Çıkıp da “Treni havadan getireceğiz” deseler bile karşı çıkacaktır eminim…

Buradan kendisine tarihi bir çağrıda bulunuyorum…

Benim pek kıymetli başkanım…

Ben etrafındakilerden daha çok düşünüyorum seni…

Etrafında sırf menfaatleri için dört dönen adamlardan da daha fazla seviyorum…

Yıllar boyunca 100 küsur senelik Adapazarı-Haydarpaşa trenini tarihe gömen insan olarak anılmanı istemiyorum bu şehirde…

Bu mesele sandığın kadar basit bir mesele değil…

Kendi düşüncen mi yoksa birileri mi seni yanıltıyor bilmiyorum ama bu mesele şehrin belki de en önemli meselesi…

Yarın bugün BİMER’e, CİMER’e bu konuyla ilgili binlerce şikâyet yağar, konuyla ilgili kitlesel eylemler ve protestolar başlar ve de tam seçim arifesinde konu büyüdükçe büyürse bu işin faturası çok ağır olur…

İşte o zaman şu anda etrafında fır dönen insanların hiçbirini yanında bulamazsın başkanım…

Sen gel bu fakir kardeşini dinle ve bu tuzağa düşme!

TCDD’nin önerilerini dikkate al, gerekirse trenin merkeze gelmesi için sen yeni öneriler ve çareler bul…

Ama vatandaşın bu isteğine karşı gelme, şehrin bu büyük değerine ket vurma başkanım…

Şunu da bil ki kimse düşünmez seni, benim düşündüğüm kadar…

FİYATLAR ALDI BAŞINI GİDİYOR

Ada Treni seferleri durduğundan ve daha sonra kuşa çevrildiğinden beri insanlar mecburen karadan gidiyor İstanbul’a…

Sadece İstanbul’a da değil…

Sapanca, İzmit, Derince, Hereke, Gebze ve diğer başka birçok güzergâha otobüslerle ulaşılıyor artık…

İstanbul’a gidiş ücreti 30-35 TL civarında…

İzmit yolculuğu da 8-12 TL arası…

Şehrimizde herkesin hali vakti yerinde değil…

Fakiri var, garibi var…

İşsizi var, emeklisi var…

On binlerce öğrenci var…

Bir liranın, beş liranın hesabını yapan insanlar var…
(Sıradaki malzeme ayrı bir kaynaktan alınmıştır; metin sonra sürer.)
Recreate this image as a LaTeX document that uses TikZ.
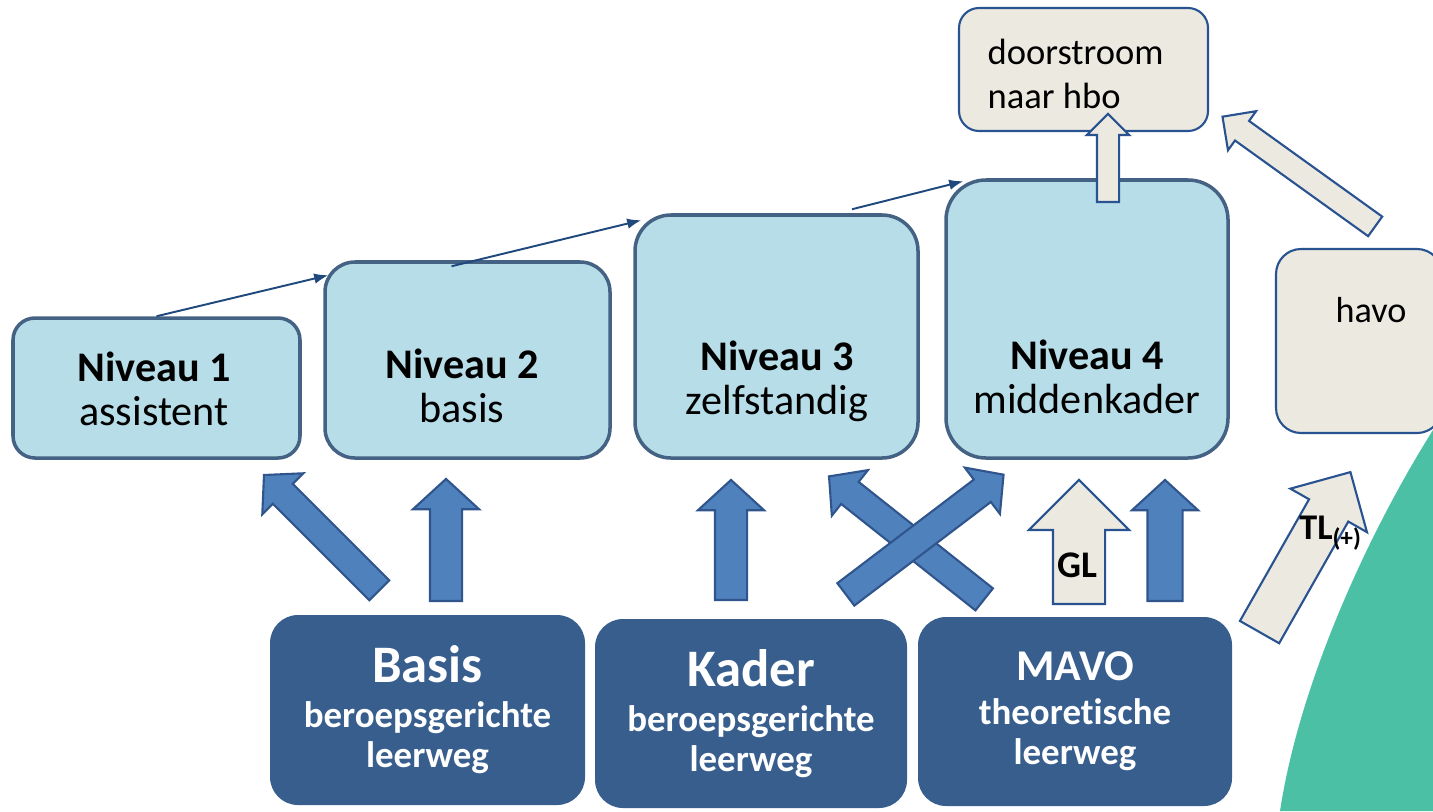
\documentclass[tikz,border=0pt]{standalone}
\usepackage{fontspec}
\setmainfont{Carlito}[Ligatures=NoCommon]
\usepackage{tikz}
\usetikzlibrary{shapes, arrows.meta}
\definecolor{nivfill}{RGB}{183, 221, 232}
\definecolor{nivline}{RGB}{68, 98, 132}
\definecolor{lightfill}{RGB}{236, 234, 224}
\definecolor{lightline}{RGB}{41, 82, 145}
\definecolor{leerblue}{RGB}{56, 94, 142}
\definecolor{arrowfill}{RGB}{79, 129, 189}
\definecolor{arrowline}{RGB}{47, 85, 140}
\definecolor{thinline}{RGB}{31, 73, 125}
\definecolor{tealc}{RGB}{75, 192, 165}

\begin{document}
\begin{tikzpicture}[
  nivbox/.style={draw=nivline, fill=nivfill, line width=1pt},
  lightbox/.style={draw=lightline, fill=lightfill, line width=0.6pt},
  leerbox/.style={fill=leerblue, text=white, align=center, rounded corners=0.28cm, font=\fontsize{10.5}{11.4}\selectfont\bfseries},
  nivtext/.style={align=center, inner sep=0pt, font=\fontsize{12}{12.5}\selectfont},
  bluearrow/.style={single arrow, draw=arrowline, fill=arrowfill, line width=0.6pt, inner xsep=0pt, inner ysep=0.13cm, anchor=tail, single arrow tip angle=95, single arrow head extend=0.15cm},
  lightarrow/.style={single arrow, draw=lightline, fill=lightfill, line width=0.6pt, inner xsep=0pt, anchor=tail, single arrow tip angle=90},
  thinarrow/.style={draw=thinline, line width=0.55pt, -{Latex[length=4pt, width=3pt]}}
]
  \clip (0,0) rectangle (14.33,-8.11);

  % Background
  \fill[tealc] (14.33,-4.30) .. controls (13.7,-5.3) and (13.0,-6.8) .. (12.80,-8.11) -- (14.33,-8.11) -- cycle;

  % Niveaus
  \node[nivbox, rounded corners=0.22cm, minimum width=2.87cm, minimum height=1.40cm] (niv1) at (1.565,-3.88) {};
  \node[nivtext] (niv1txt) at (1.54,-3.89) {\textbf{Niveau 1}\\assistent};
  \node[nivbox, rounded corners=0.30cm, minimum width=2.85cm, minimum height=1.96cm] (niv2) at (4.675,-3.60) {};
  \node[nivtext] (niv2txt) at (4.62,-3.86) {\textbf{Niveau 2}\\basis};
  \node[nivbox, rounded corners=0.36cm, minimum width=2.83cm, minimum height=2.43cm] (niv3) at (7.765,-3.365) {};
  \node[nivtext] (niv3txt) at (7.77,-3.815) {\textbf{Niveau 3}\\zelfstandig};
  \node[nivbox, rounded corners=0.40cm, minimum width=2.82cm, minimum height=2.78cm] (niv4) at (10.87,-3.19) {};
  \node[nivtext] (niv4txt) at (10.87,-3.77) {\textbf{Niveau 4}\\middenkader};

  % Vervolg
  \node[lightbox, rounded corners=0.20cm, minimum width=2.49cm, minimum height=1.23cm] (hbo) at (10.835,-0.695) {};
  \node[anchor=north west, inner sep=0pt, align=left, font=\fontsize{10.4}{12.5}\selectfont] (hbotxt) at (9.87,-0.38) {doorstroom\\naar hbo};
  \node[lightbox, rounded corners=0.25cm, minimum width=1.66cm, minimum height=1.84cm] (havo) at (13.59,-3.41) {};
  \node[font=\fontsize{10.3}{12}\selectfont] (havotxt) at (13.71,-3.10) {havo};

  % Leerwegen
  \node[leerbox, minimum width=3.15cm, minimum height=1.90cm] (basis) at (4.275,-7.10) {{\fontsize{15}{18}\selectfont Basis}\\[1.4pt]beroepsgerichte\\leerweg};
  \node[leerbox, minimum width=3.12cm, minimum height=1.89cm] (kader) at (7.51,-7.135) {{\fontsize{15}{18}\selectfont Kader}\\[1.4pt]beroepsgerichte\\leerweg};
  \node[leerbox, minimum width=3.14cm, minimum height=1.89cm] (mavo) at (10.75,-7.115) {{\fontsize{12.5}{15}\selectfont MAVO}\\[1pt]theoretische\\leerweg};

  % Thin arrows between niveaus
  \draw[thinarrow] (niv1.north) -- ([xshift=0.05cm, yshift=-0.15cm]niv2.north west);
  \draw[thinarrow] ([xshift=-0.16cm, yshift=-0.06cm]niv2.north) -- ([xshift=0.08cm, yshift=-0.07cm]niv3.north west);
  \draw[thinarrow] ([xshift=0.755cm, yshift=0.04cm]niv3.north) -- ([xshift=0.19cm, yshift=-0.03cm]niv4.north west);

  % Block arrows
  \node[bluearrow, minimum height=1.63cm, rotate=135] (basisleft) at (3.80,-5.91) {};
  \node[bluearrow, minimum height=1.22cm, inner ysep=0.15cm, single arrow head extend=0.17cm, rotate=90] (basisup) at (4.46,-6.02) {};
  \node[bluearrow, minimum height=1.20cm, inner ysep=0.15cm, single arrow head extend=0.17cm, rotate=90] (kaderup) at (7.31,-6.01) {};
  \node[bluearrow, minimum height=1.98cm, rotate=141.6] (mavoleft) at (9.85,-6.00) {};
  \node[bluearrow, minimum height=1.98cm, rotate=37.2] (kaderright) at (8.45,-5.95) {};
  \node[lightarrow, minimum height=1.24cm, inner ysep=0.25cm, single arrow head extend=0.24cm, rotate=90] (glarrow) at (10.79,-6.05) {};
  \node[font=\fontsize{10.7}{12}\selectfont\bfseries] (gltxt) at (10.77,-5.65) {GL};
  \node[bluearrow, minimum height=1.21cm, inner ysep=0.165cm, single arrow head extend=0.155cm, rotate=90] (mavoup) at (11.65,-6.02) {};
  \node[lightarrow, minimum height=1.84cm, inner ysep=0.215cm, single arrow head extend=0.215cm, rotate=60.4] (tlarrow) at (12.59,-6.33) {};
  \node[font=\fontsize{10.3}{12}\selectfont\bfseries] (tltxt) at (13.31,-5.33) {TL\textsubscript{(+)}};
  \node[lightarrow, minimum height=0.88cm, inner ysep=0.10cm, single arrow head extend=0.10cm, rotate=90] (hboup) at (11.08,-2.03) {};
  \node[lightarrow, minimum height=1.88cm, inner ysep=0.11cm, single arrow head extend=0.12cm, rotate=144.3] (havoup) at (13.76,-2.27) {};
\end{tikzpicture}
\end{document}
Trenle 13-15 TL’ye İstanbul’a gitmek varken neden 30-35 TL ödemek zorunda kalsın insanlar!

Neden İzmit’e, İstanbul’a gitmek için oradan oraya sürüklenmek zorunda kalsınlar!
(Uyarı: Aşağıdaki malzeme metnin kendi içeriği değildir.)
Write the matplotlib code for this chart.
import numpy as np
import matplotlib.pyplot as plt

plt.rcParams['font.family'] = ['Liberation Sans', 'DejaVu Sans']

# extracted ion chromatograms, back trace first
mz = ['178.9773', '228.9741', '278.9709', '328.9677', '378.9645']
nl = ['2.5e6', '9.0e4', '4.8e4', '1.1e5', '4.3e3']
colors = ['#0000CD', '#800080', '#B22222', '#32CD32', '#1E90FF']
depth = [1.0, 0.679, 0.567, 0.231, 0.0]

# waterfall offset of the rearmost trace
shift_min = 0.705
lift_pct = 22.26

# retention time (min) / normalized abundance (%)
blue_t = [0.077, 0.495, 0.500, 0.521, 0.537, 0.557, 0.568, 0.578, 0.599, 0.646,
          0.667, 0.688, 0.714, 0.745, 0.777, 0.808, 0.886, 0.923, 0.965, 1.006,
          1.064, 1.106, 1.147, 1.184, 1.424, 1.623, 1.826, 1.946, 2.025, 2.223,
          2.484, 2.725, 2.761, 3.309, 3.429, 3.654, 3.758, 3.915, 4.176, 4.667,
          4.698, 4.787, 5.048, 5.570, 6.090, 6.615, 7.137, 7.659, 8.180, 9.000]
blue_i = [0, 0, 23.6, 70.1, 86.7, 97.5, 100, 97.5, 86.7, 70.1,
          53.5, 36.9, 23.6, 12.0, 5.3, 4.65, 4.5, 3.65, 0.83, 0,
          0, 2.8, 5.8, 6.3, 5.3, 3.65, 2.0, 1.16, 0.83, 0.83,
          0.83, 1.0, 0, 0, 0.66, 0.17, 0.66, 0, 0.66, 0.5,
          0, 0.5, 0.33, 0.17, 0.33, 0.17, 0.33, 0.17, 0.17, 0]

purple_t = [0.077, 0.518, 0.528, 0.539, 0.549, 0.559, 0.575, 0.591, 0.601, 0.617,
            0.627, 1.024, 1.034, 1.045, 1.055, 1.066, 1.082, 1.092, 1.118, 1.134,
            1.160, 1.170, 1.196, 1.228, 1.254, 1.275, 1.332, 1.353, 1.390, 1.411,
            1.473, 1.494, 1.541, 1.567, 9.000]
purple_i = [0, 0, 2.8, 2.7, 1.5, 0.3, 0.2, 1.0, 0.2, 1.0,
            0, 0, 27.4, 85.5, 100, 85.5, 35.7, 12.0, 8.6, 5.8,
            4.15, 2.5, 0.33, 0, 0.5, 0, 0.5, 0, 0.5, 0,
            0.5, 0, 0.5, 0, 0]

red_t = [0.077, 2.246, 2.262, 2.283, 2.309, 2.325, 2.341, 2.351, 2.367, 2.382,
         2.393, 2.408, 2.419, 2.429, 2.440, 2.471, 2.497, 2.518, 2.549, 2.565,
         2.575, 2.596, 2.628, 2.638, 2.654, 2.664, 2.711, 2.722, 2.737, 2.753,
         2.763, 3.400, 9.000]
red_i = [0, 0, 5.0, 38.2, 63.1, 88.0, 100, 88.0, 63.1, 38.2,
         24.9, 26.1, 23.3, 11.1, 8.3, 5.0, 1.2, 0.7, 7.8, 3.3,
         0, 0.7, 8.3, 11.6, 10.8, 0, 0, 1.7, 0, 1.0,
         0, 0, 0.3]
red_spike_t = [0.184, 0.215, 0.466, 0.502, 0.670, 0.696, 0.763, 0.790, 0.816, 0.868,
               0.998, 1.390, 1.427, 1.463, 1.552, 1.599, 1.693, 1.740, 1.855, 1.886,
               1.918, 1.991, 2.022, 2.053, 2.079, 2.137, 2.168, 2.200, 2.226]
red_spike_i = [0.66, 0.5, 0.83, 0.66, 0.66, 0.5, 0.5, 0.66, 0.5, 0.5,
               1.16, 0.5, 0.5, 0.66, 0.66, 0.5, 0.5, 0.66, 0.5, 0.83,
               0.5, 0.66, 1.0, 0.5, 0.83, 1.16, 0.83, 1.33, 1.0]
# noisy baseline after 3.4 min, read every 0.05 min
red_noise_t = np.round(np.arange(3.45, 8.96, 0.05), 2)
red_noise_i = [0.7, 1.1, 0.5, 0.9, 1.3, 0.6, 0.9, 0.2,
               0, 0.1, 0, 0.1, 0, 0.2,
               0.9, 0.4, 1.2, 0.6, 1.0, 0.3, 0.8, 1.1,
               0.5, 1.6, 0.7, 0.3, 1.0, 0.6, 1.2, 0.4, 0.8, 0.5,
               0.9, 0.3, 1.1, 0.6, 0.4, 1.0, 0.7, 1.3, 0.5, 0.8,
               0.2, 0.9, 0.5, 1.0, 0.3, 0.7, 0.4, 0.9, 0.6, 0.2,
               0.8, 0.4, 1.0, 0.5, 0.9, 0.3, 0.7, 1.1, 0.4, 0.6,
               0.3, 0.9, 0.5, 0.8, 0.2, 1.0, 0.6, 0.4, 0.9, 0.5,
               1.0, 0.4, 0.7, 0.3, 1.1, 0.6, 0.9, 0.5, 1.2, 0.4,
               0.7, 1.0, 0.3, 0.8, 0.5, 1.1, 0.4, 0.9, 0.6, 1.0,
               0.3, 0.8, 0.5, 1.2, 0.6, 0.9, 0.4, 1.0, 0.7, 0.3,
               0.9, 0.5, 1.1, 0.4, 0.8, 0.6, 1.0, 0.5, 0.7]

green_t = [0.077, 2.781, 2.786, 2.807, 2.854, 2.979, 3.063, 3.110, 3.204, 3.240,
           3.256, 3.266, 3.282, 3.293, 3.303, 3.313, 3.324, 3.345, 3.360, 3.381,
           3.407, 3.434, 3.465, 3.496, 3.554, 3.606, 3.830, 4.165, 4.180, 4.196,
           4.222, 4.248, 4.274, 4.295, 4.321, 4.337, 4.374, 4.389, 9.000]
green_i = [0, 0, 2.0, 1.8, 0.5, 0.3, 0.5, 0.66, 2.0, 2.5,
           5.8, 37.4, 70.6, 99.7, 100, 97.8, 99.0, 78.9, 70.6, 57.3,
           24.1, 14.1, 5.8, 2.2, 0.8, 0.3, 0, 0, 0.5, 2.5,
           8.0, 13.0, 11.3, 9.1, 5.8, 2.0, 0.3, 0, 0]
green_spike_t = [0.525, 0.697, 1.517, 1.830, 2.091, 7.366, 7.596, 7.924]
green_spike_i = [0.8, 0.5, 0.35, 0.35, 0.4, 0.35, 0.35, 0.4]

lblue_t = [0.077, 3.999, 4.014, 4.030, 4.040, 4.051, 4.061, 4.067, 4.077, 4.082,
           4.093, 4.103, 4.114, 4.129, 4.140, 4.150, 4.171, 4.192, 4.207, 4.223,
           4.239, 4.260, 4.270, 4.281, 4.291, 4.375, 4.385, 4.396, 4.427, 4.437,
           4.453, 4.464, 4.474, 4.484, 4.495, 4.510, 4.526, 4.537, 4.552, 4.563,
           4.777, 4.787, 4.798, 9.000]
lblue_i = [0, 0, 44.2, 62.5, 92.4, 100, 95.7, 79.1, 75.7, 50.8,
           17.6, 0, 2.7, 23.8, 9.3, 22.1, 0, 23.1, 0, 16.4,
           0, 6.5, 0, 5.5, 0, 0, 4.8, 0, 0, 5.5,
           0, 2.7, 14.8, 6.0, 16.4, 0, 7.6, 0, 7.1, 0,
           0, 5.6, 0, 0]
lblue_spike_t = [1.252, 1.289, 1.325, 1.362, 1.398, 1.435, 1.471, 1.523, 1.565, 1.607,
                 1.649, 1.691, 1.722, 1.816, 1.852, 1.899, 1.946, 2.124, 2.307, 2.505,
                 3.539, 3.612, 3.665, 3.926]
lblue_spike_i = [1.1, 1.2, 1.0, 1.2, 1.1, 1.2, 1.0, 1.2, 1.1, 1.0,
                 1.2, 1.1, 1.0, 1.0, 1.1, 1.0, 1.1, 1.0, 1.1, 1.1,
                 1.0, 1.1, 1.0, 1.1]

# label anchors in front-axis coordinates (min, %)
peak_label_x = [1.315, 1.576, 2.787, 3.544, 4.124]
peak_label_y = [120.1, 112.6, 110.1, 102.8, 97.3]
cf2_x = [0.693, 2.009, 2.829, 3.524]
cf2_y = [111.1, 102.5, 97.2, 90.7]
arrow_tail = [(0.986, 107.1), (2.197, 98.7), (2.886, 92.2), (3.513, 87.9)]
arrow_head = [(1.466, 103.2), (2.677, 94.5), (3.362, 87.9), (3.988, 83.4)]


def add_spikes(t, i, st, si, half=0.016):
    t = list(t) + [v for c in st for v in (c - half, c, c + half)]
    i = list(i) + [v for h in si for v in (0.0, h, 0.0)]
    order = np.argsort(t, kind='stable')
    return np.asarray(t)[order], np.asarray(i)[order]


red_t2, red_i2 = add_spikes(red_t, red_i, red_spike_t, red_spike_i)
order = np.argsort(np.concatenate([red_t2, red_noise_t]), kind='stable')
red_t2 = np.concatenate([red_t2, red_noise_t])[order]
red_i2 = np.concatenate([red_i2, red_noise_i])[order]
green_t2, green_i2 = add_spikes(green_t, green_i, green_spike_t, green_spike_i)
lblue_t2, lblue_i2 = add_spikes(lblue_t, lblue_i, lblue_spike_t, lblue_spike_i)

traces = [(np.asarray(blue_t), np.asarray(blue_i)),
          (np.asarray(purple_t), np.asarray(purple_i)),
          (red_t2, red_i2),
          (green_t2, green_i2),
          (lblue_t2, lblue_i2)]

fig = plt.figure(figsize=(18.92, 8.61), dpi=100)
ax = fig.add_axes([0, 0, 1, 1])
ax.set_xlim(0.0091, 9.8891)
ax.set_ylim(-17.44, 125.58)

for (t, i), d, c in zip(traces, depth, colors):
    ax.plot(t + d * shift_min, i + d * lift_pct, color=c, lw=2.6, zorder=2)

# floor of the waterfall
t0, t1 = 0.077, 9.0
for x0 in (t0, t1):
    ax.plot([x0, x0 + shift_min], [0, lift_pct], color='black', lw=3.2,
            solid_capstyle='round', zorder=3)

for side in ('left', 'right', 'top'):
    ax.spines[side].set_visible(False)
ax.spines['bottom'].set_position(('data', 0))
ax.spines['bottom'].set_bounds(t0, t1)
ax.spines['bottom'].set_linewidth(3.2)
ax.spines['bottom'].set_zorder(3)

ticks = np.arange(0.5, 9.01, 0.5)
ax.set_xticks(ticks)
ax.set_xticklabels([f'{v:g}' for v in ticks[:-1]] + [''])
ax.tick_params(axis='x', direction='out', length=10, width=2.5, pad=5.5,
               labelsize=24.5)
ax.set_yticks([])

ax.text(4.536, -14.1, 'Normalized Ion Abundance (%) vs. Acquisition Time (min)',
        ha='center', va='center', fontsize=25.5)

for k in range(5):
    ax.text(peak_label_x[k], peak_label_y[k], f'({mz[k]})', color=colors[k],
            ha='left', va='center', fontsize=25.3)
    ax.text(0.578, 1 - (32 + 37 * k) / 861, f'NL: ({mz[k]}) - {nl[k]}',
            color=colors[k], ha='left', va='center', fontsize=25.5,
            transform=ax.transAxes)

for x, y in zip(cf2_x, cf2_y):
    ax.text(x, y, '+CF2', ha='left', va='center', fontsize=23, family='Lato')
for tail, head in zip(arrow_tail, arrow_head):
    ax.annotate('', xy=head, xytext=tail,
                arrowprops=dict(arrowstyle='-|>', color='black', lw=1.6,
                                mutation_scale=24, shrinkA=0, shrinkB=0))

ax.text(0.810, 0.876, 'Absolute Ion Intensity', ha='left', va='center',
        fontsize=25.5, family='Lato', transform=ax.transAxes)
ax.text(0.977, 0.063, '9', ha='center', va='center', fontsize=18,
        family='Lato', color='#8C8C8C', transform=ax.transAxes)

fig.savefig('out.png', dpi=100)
Bilhassa öğrencilere yazık günah değil mi?

HAYDARPAŞA’YA GİDECEK Mİ?

Şimdi çıkıp diyecekler ki tren Adapazarı’ndan kalksa da Pendik’e kadar gidecek, Pendik’ten yine otobüse binecek insanlar…
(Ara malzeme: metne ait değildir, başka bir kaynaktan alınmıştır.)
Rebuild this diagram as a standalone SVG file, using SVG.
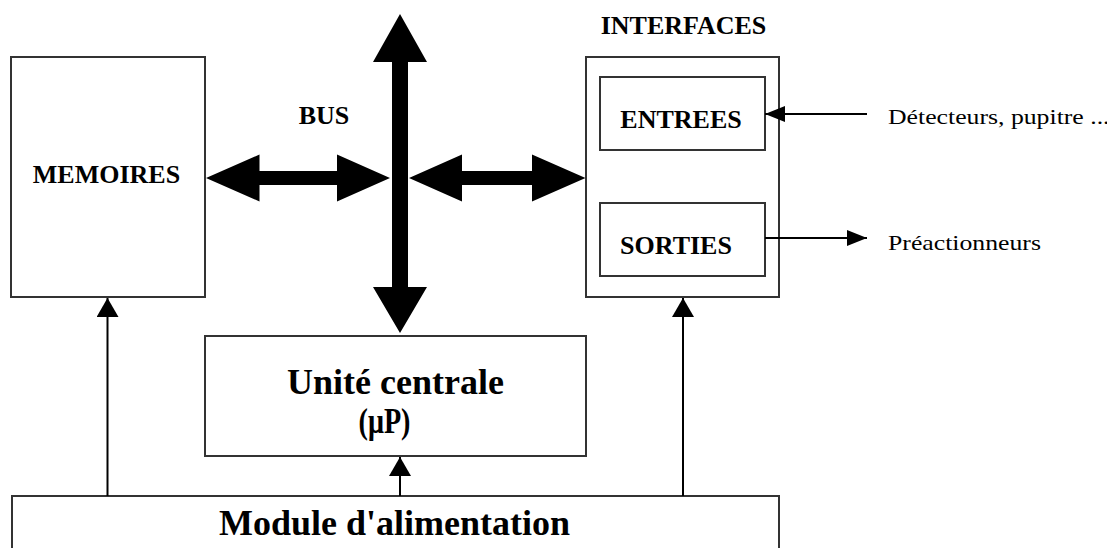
<svg xmlns="http://www.w3.org/2000/svg" width="1107" height="548" viewBox="0 0 1107 548">
<style>
.box{fill:#fff;stroke:#333;stroke-width:2}
.bus{fill:#000}
.wire{stroke:#000;stroke-width:2;fill:none}
.lbl{font-family:"Liberation Serif","Times New Roman",serif;font-weight:bold;font-size:26px;fill:#000}
.big{font-family:"Liberation Serif","Times New Roman",serif;font-weight:bold;font-size:36px;fill:#000}
.reg{font-family:"Liberation Serif","Times New Roman",serif;font-size:22px;fill:#000}
</style>
<defs>
<marker id="ahP" markerUnits="userSpaceOnUse" markerWidth="20" markerHeight="22" refX="19" refY="11" orient="auto">
<path d="M0,0 L19,11 L0,22 Z" fill="#000"/>
</marker>
<marker id="ahS" markerUnits="userSpaceOnUse" markerWidth="21" markerHeight="17" refX="20" refY="8" orient="auto">
<path d="M0,0 L20,8 L0,16 Z" fill="#000"/>
</marker>
</defs>
<rect width="1107" height="548" fill="#fff"/>

<g id="memoires">
<rect class="box" x="11" y="57" width="194" height="240"/>
<text class="lbl" x="106.5" y="183" text-anchor="middle">MEMOIRES</text>
</g>

<g id="interfaces">
<text class="lbl" x="683.5" y="34" text-anchor="middle">INTERFACES</text>
<rect class="box" x="586" y="57" width="193" height="240"/>
</g>

<g id="entrees">
<rect class="box" x="600" y="77" width="165" height="73"/>
<text class="lbl" x="681" y="128" text-anchor="middle">ENTREES</text>
</g>

<g id="sorties">
<rect class="box" x="600" y="203" width="165" height="73"/>
<text class="lbl" x="676" y="254" text-anchor="middle">SORTIES</text>
</g>

<g id="unite-centrale">
<rect class="box" x="205" y="336" width="381" height="120"/>
<text class="big" x="395.5" y="394" text-anchor="middle">Unité centrale</text>
<text class="big" x="384.5" y="433" text-anchor="middle" font-size="34" textLength="52" lengthAdjust="spacingAndGlyphs">(μP)</text>
</g>

<g id="module-alimentation">
<rect class="box" x="12" y="496" width="767" height="60"/>
<text class="big" x="394.5" y="535" text-anchor="middle">Module d'alimentation</text>
</g>

<g id="bus-label">
<text class="lbl" x="324" y="124" text-anchor="middle">BUS</text>
</g>

<g id="ext-labels">
<text class="reg" transform="translate(888,123.5) scale(1.17,1)">Détecteurs, pupitre ...</text>
<text class="reg" transform="translate(888,250) scale(1.17,1)">Préactionneurs</text>
</g>

<g id="connectors">
<polygon class="bus" points="400,14 427,62 408,62 408,287 427,287 400,333 373,287 392,287 392,62 373,62"/>
<polygon class="bus" points="206,178 259.5,154.5 259.5,171 337,171 337,154.5 390,178 337,201.5 337,185 259.5,185 259.5,201.5"/>
<polygon class="bus" points="409,178 462,154.5 462,171 532,171 532,154.5 585.5,178 532,201.5 532,185 462,185 462,201.5"/>
<line class="wire" x1="107.5" y1="496" x2="107.5" y2="298" marker-end="url(#ahP)"/>
<line class="wire" x1="400" y1="496" x2="400" y2="457" marker-end="url(#ahP)"/>
<line class="wire" x1="683" y1="496" x2="683" y2="298" marker-end="url(#ahP)"/>
<line class="wire" x1="867" y1="114" x2="765" y2="114" marker-end="url(#ahS)"/>
<line class="wire" x1="765" y1="238" x2="867" y2="238" marker-end="url(#ahS)"/>
</g>
</svg>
Evet, şu an öyle ama ileride öyle olmayacak…

Haydarpaşa Garı yeniden hizmete açılacak…

En yetkili ağızlardan aldım ben bu haberi…

Biz üzerimize düşeni yapalım, treni merkezden kaldıralım…

Çok kısa bir süre sonra o tren Haydarpaşa’ya kadar uzanacak…

Diyeceğim bu iş Yenikent’e raylı sistem işine dönmesin…

Her söylediğimizde “Talep yok, talep yok” deniliyor ya…

Siz rayı döşeyin Yenikent’e, bakın bakalım talep var mı yok mu…

Siz hele bir treni Adapazarı’ndan kaldırın, görün bakın Haydarpaşa’ya kadar gidiyor mu gitmiyor mu?

ADARAY NE OLACAK?

Bir de ADARAY meseli var ki kimsenin ağzını bıçak açmıyor…

Diyelim ki Ada Treni Mithatpaşa’dan kalkmaya başladı…

Peki o zaman ADARAY ne olacak?

Bütün büyükşehirlerde, hatta normal belediyelerde bile raylı sistem taşımacılığı üzerine yatırımlar yapılırken biz elimizdeki numelik ADARAY’dan da mı olacağız?

Dümdüz arazisi olan, üstelik burnunun dibinde vagon üreten fabrikası bulunan Sakarya ne zaman kavuşacak raylı sisteme?